La revisione dei bonus, accompagnata dall’idea di un’incentivo per l’edilizia pubblica da finanziare con RepowerEu anch’esso da negoziare in Europa, è uno snodo nella ricerca delle coperture aggiuntive ai 21 miliardi di deficit che insieme alla spending saranno destinati all’energia, e che serviranno anche a finanziare un sistema di rateizzazione delle bollette. Della partita è poi il ritorno sugli extraprofitti per un intervento «più incisivo ed effettivo» del tentativo di quest’anno, destinato a raccogliere meno della metà dei 10,5 miliardi previsti (il saldo scade al 30 novembre).

Dalla «manutenzione del reddito di cittadinanza» potrà arrivare «qualche economia» (si parla di circa un miliardo) da destinare a Flat Tax o pensioni, ma a differenza delle parole su Pnrr e 110% qui la cautela domina.

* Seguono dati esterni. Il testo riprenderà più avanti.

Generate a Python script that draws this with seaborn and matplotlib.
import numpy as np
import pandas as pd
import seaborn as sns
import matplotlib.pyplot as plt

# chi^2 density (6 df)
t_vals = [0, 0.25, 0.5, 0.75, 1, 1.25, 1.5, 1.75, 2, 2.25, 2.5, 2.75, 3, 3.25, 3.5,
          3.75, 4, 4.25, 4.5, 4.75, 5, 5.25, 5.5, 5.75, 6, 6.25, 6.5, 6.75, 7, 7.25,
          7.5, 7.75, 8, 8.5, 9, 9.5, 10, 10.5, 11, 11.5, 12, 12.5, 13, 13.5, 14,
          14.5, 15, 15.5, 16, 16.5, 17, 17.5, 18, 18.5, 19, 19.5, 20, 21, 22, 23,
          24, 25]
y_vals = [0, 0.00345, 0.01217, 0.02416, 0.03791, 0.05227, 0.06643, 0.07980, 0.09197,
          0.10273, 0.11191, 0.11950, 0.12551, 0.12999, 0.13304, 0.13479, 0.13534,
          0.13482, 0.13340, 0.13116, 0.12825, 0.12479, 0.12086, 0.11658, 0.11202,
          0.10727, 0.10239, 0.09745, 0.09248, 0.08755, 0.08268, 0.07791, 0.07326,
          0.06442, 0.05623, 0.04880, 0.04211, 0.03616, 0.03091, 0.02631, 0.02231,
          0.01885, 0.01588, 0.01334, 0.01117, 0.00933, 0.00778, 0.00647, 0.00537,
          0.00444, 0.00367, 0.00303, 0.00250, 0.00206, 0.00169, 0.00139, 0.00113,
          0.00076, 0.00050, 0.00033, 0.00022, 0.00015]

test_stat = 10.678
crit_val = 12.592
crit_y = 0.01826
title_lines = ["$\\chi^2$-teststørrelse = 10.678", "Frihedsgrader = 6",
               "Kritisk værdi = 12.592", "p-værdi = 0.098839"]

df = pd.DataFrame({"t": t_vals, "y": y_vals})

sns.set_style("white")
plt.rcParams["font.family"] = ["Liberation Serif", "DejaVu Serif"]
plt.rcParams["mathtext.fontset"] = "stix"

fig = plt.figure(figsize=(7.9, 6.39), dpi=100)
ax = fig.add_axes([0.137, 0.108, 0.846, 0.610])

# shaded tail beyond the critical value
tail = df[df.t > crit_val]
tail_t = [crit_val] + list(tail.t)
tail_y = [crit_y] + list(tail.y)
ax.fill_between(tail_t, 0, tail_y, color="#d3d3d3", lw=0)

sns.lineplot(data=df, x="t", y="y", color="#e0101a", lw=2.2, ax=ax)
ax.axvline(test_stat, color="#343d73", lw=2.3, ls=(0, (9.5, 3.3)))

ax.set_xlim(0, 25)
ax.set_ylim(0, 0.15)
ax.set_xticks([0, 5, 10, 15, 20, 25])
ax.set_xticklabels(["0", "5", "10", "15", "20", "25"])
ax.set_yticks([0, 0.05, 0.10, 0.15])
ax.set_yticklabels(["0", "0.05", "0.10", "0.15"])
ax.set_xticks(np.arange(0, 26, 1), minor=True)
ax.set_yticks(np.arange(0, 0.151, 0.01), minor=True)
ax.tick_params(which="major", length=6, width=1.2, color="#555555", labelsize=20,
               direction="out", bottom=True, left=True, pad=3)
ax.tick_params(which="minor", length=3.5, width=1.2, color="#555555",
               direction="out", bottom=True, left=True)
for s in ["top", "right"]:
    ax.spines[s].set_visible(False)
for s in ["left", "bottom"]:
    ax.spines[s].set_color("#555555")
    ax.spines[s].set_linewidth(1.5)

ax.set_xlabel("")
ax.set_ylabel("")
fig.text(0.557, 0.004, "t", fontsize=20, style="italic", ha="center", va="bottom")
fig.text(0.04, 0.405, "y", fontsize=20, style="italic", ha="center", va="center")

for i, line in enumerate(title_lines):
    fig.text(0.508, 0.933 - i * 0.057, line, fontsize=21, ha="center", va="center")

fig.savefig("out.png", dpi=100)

Perché la spesa per pensioni già è in volo a 355,4 miliardi nel 2025, cioè 58,1 miliardi in più rispetto a quest’anno; così come sulla Flat Tax si lavora a un ampliamento timido che nella ricostruzione del ministro si limita alla tassa piatta del 15% da applicare per un anno «a una quota dell’incremento di reddito 2022 rispetto al maggiore dei tre anni precedenti». Anche perché nelle ipotesi di copertura emerse fin qui si resta lontani dai 30-35 miliardi di manovra ipotizzati nelle scorse settimane; e per completare il conto occorre definire la declinazione reale della «tregua fiscale» richiamata anche ieri dal ministro.